### EXTRACTED RECORDS
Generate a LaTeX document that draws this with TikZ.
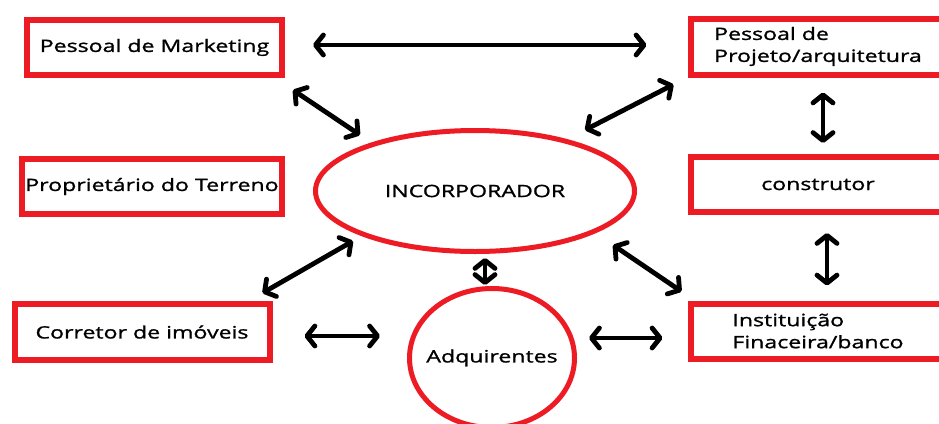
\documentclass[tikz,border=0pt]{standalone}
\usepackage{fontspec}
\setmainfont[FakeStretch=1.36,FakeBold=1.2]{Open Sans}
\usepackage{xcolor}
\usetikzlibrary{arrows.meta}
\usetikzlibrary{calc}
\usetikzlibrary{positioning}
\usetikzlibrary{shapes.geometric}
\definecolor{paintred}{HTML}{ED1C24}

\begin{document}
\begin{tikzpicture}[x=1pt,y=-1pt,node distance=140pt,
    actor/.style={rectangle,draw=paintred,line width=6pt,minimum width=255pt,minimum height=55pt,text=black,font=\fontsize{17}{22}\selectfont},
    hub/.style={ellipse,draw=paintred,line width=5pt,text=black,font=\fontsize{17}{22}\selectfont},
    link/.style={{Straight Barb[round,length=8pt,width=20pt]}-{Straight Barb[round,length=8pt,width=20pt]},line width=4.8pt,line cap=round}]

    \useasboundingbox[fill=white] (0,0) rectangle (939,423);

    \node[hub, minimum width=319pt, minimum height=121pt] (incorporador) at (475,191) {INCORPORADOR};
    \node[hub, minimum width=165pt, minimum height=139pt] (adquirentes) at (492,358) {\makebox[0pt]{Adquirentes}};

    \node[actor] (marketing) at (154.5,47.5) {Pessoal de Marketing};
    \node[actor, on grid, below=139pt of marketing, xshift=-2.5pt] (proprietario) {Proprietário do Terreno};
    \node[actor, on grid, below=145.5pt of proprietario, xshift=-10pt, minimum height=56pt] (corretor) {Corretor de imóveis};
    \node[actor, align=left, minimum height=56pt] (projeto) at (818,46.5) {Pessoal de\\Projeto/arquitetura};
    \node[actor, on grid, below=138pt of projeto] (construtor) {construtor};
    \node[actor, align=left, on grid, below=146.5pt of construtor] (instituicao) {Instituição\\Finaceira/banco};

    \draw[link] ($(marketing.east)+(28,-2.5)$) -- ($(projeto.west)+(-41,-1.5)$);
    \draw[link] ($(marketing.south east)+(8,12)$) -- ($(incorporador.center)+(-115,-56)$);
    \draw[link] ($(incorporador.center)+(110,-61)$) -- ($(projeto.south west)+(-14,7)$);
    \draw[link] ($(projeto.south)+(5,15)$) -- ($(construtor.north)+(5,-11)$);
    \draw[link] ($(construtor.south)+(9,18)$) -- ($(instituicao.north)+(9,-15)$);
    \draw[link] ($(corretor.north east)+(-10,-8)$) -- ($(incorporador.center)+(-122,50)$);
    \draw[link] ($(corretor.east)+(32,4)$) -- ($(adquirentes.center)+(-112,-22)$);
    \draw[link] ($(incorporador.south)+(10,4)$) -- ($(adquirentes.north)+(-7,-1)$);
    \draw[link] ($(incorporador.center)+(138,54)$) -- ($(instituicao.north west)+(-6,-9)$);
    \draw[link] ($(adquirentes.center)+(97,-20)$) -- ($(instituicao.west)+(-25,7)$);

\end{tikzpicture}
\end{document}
* * *
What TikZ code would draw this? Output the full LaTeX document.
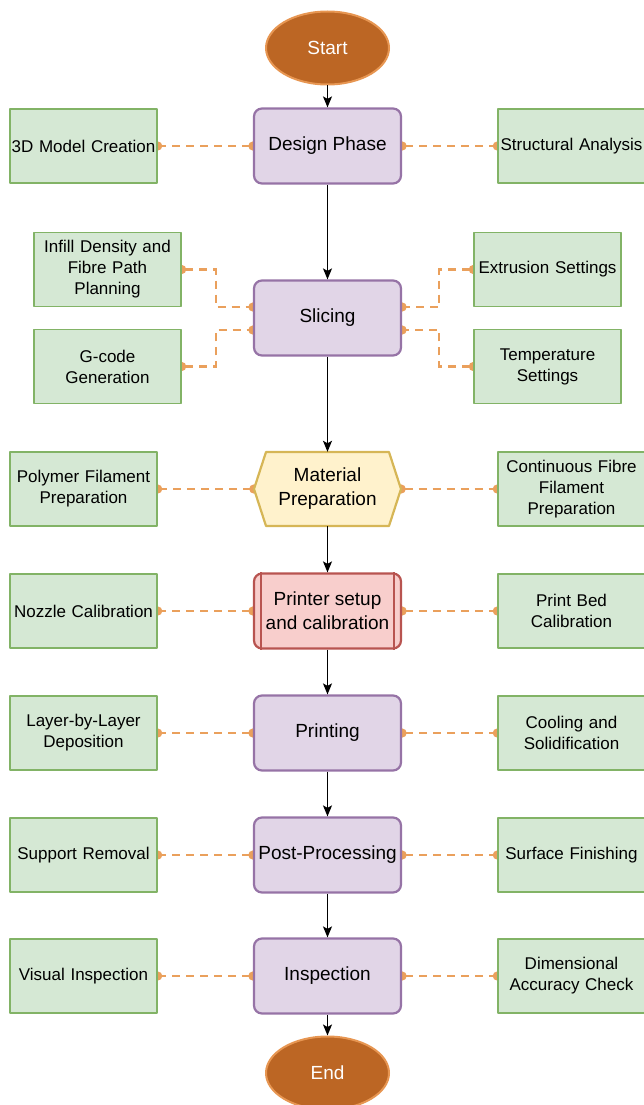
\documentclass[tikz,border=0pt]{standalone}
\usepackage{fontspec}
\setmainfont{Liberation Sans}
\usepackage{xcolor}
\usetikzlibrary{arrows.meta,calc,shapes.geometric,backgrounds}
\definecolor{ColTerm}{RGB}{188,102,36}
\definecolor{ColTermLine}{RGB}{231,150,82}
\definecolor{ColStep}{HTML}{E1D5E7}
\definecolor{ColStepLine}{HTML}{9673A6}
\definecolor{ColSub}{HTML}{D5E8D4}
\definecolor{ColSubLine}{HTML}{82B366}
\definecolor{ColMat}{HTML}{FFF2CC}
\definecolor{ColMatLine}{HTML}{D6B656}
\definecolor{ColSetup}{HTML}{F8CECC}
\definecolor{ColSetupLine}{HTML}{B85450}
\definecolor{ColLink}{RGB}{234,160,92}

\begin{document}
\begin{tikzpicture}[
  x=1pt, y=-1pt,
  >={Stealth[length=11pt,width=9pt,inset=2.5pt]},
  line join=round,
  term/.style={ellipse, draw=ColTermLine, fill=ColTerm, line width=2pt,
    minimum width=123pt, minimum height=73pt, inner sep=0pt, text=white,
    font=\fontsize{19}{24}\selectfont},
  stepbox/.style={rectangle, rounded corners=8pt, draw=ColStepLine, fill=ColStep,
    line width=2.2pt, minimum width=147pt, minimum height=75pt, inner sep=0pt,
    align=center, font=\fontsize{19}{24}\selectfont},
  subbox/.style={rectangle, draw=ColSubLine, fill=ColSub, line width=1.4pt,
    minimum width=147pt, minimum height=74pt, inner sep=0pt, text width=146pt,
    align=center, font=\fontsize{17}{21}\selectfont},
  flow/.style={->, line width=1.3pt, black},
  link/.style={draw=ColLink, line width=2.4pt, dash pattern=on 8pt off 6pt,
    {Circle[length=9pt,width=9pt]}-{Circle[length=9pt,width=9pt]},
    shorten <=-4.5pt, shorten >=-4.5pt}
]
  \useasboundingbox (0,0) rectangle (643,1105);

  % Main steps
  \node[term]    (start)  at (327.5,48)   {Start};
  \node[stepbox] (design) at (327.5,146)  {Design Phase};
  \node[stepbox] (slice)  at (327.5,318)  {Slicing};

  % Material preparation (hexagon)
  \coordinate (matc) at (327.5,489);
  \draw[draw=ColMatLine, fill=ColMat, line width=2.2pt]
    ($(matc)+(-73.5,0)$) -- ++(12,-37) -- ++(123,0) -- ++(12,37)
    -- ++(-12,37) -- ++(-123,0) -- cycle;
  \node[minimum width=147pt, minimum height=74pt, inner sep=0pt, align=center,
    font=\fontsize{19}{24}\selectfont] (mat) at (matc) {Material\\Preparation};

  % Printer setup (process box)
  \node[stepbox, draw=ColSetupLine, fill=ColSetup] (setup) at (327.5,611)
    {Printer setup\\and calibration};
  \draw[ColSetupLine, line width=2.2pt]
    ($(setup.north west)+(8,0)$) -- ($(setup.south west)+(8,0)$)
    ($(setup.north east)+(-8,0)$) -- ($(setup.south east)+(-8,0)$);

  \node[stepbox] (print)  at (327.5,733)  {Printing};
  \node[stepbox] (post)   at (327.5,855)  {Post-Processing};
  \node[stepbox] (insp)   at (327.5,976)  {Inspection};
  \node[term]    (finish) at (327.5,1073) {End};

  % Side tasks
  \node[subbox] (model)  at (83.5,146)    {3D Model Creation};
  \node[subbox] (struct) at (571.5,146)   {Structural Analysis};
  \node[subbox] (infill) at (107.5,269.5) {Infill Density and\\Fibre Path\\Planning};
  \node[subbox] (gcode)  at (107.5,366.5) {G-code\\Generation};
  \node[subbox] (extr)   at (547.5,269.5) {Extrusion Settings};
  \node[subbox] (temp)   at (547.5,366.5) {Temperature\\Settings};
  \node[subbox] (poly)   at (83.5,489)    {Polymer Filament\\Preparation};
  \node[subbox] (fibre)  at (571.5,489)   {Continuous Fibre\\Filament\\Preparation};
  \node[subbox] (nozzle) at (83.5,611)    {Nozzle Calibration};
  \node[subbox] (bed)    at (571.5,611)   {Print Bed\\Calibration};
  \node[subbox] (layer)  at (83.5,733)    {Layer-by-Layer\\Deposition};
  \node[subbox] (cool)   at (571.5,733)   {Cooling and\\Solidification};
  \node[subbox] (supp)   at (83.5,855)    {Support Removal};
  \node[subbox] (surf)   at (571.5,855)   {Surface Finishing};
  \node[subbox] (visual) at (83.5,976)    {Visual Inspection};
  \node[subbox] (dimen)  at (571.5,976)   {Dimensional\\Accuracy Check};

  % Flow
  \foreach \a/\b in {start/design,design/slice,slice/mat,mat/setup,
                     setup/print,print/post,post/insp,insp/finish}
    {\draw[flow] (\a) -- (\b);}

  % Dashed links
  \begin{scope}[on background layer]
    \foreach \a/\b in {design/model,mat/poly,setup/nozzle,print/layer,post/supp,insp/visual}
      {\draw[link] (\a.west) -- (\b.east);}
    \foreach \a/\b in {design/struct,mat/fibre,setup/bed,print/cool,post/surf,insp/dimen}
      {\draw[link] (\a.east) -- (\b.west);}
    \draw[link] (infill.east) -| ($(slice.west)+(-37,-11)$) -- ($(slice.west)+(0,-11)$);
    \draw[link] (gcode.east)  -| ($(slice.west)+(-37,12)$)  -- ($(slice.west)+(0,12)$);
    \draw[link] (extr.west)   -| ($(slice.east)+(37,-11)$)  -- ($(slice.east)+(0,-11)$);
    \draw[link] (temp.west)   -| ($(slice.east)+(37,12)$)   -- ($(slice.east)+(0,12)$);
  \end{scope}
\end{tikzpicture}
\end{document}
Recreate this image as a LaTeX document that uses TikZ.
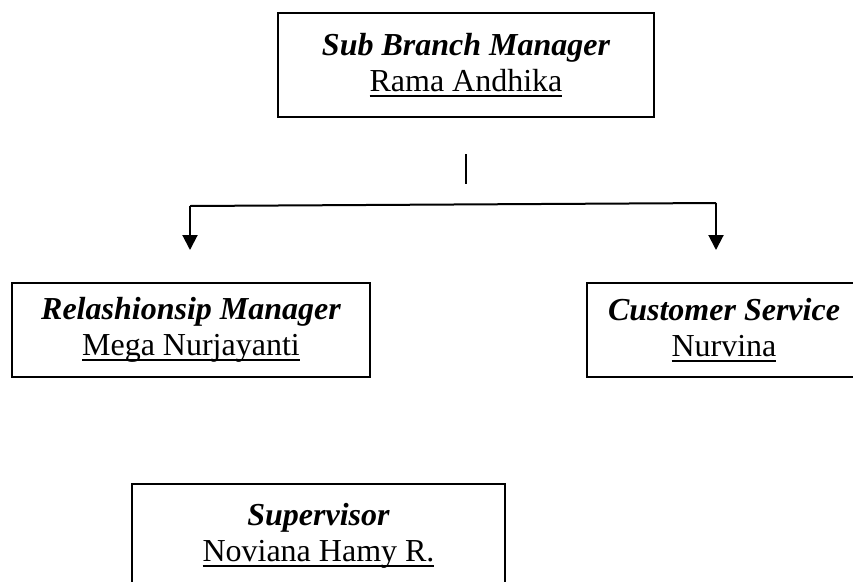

### DIRECTIVE
Repeat the lines between those holding "Generate a LaTeX" and "(0,0) rectangle (939,423);", inclusive. Pictures stay out.

### CORRECT OUTPUT
Generate a LaTeX document that draws this with TikZ.
\documentclass[tikz,border=0pt]{standalone}
\usepackage{fontspec}
\setmainfont[FakeStretch=1.36,FakeBold=1.2]{Open Sans}
\usepackage{xcolor}
\usetikzlibrary{arrows.meta}
\usetikzlibrary{calc}
\usetikzlibrary{positioning}
\usetikzlibrary{shapes.geometric}
\definecolor{paintred}{HTML}{ED1C24}

\begin{document}
\begin{tikzpicture}[x=1pt,y=-1pt,node distance=140pt,
    actor/.style={rectangle,draw=paintred,line width=6pt,minimum width=255pt,minimum height=55pt,text=black,font=\fontsize{17}{22}\selectfont},
    hub/.style={ellipse,draw=paintred,line width=5pt,text=black,font=\fontsize{17}{22}\selectfont},
    link/.style={{Straight Barb[round,length=8pt,width=20pt]}-{Straight Barb[round,length=8pt,width=20pt]},line width=4.8pt,line cap=round}]

    \useasboundingbox[fill=white] (0,0) rectangle (939,423);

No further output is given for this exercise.